In the case of Harris v. Harris, 195 Ark. 184, 112 S. W. 2d 40, this court held that the right of redemption is available in all cases within the time allowed by law, not only where the tax sale was defective, but where it was regular and valid. In that case, the court further held that an infant owner of one twenty-eighth interest in land sold to the state for taxes had a right to redeem from a purchaser from the state within two years after reaching his majority, as authorized by § 13860, Pope’s Digest; and further held that he was entitled not only to redeem his one twenty-eighth interest, but the interest of all owners in the property, although he would not thereby acquire, full title to the land.

It was alleged in the amended complaint that the said Roy Adroin Stane was the owner of an undivided one-fifth interest in the lands, the title to which is involved in the suit. If the allegation that he was only twenty-one years of age at the time of the filing of the amended complaint is true, then, under the last above-mentioned section of the statute and under the holding of the court in the last above-cited case, he would have a right to redeem not only his interest, but the interest of all others in said lands. Of course, in doing so it would be necessary for him to pay an amount of money equal to the taxes for which such lands were sold, together with penalty and costs, with the taxes added which the purchasers had subsequently paid, with interest on the whole amount and value of improvements, if any.

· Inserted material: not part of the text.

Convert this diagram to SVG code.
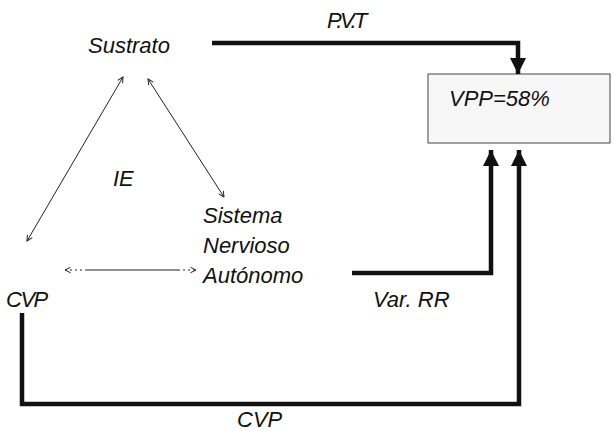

If all the allegations of the complaint are true, and the general demurrer admitted the truth of each and all of these allegations, the complaint stated a cause of action; and if the trial court sustained the general demurrer, and because thereof dismissed the complaint, this was error. On the other hand, if the trial court sustained the motion to dismiss for failure to file the affidavit of tender of taxes and value of improvements, the court was in error.

It follows from what we have said that the court was in error in dismissing the complaint. The decree of the *123court is reversed; and the cause is remanded with directions to overrule the demurrer and motion to dismiss, and for further proceedings not inconsistent with this opinion.